Le foie gras est l’un des plats préférés des Français pendant les fêtes. Mais son mode de fabrication, par gavage, est conspué par les défenseurs du bien-être animal. Foie gras et défense des animaux sont-ils compatibles ? Et un foie gras sans gavage est-il réellement possible ? On ouvre le débat !
Le foie gras, objet de toutes les controverses
Pro-foie gras et anti-foie gras se déchirent régulièrement dans les repas de famille ; c’est aussi un débat politique : quand certains pays ont interdit la vente de foie gras, les défenseurs de cet aliment avancent l’argument du patrimoine culinaire français. Avant de boycotter le produit, ou au contraire de l’encenser, il vaut mieux savoir un peu de quoi on parle.

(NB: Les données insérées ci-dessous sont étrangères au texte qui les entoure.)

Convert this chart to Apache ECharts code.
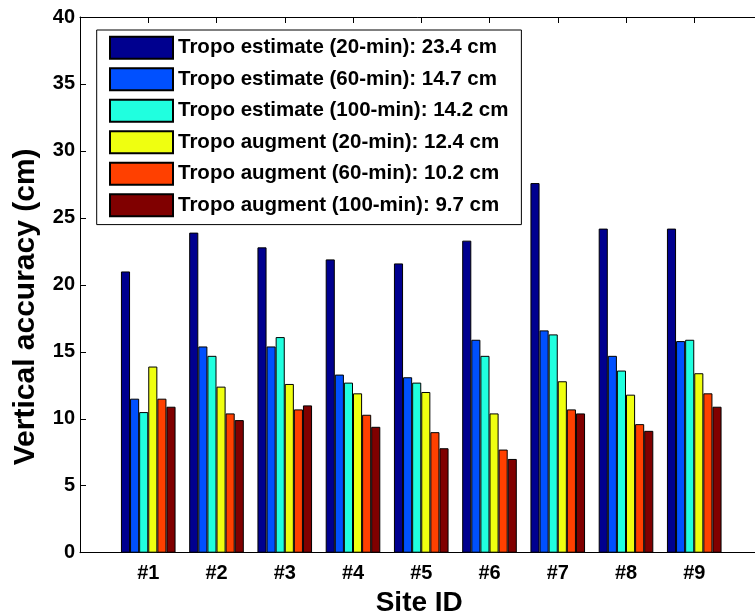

Les coulisses de la production de foie gras
Le foie gras est issu de canards ou d’oies. Seuls les canards mâles sont sélectionnés, le foie des femelles étant trop nervuré. Il s’agit de bêtes adultes qui ont subi une période de gavage forcé pour que leur foie atteigne une taille, et un goût spécifique : c’est le foie gras cru.
Foie gras cru © Mintra Chumpoosueb
Le gavage des palmipèdes est une pratique ancienne puisqu’elle existait déjà dans l’Égypte Antique. Les Égyptiens s’inspirent alors d’une habitude naturelle chez les oiseaux migrateurs : la tendance à absorber une quantité impressionnante de nourriture avant le long voyage… Ainsi, de façon naturelle, certaines oies et canards sauvages, augmentent leur poids de 50 % avant la migration.
La France est aujourd’hui le principal producteur de foie gras, issu principalement des régions du Sud-Ouest. Depuis 2006, le foie gras est reconnu comme issu du « patrimoine culturel et gastronomique protégé en France »(1).
Le gavage des oies et des canards tel qu’il est pratiqué en France est pratiqué 10 à 14 jours, à raison de deux fois par jour. La durée de vie d’un canard d’élevage étant environ de trois mois et demie, le gavage représente environ de 10 % de la vie de l’animal. Il s’agit d’insérer directement dans le jabot des palmipèdes un tuyau en métal et d’y verser du maïs cuit. Le canard développe alors une stéatose hépatique qui fait gonfler son foie jusqu’au stade du foie gras. Il est ensuite abattu -les conditions d’abattage sont très diverses, qu’il s’agisse d’élevages familiaux ou industriels.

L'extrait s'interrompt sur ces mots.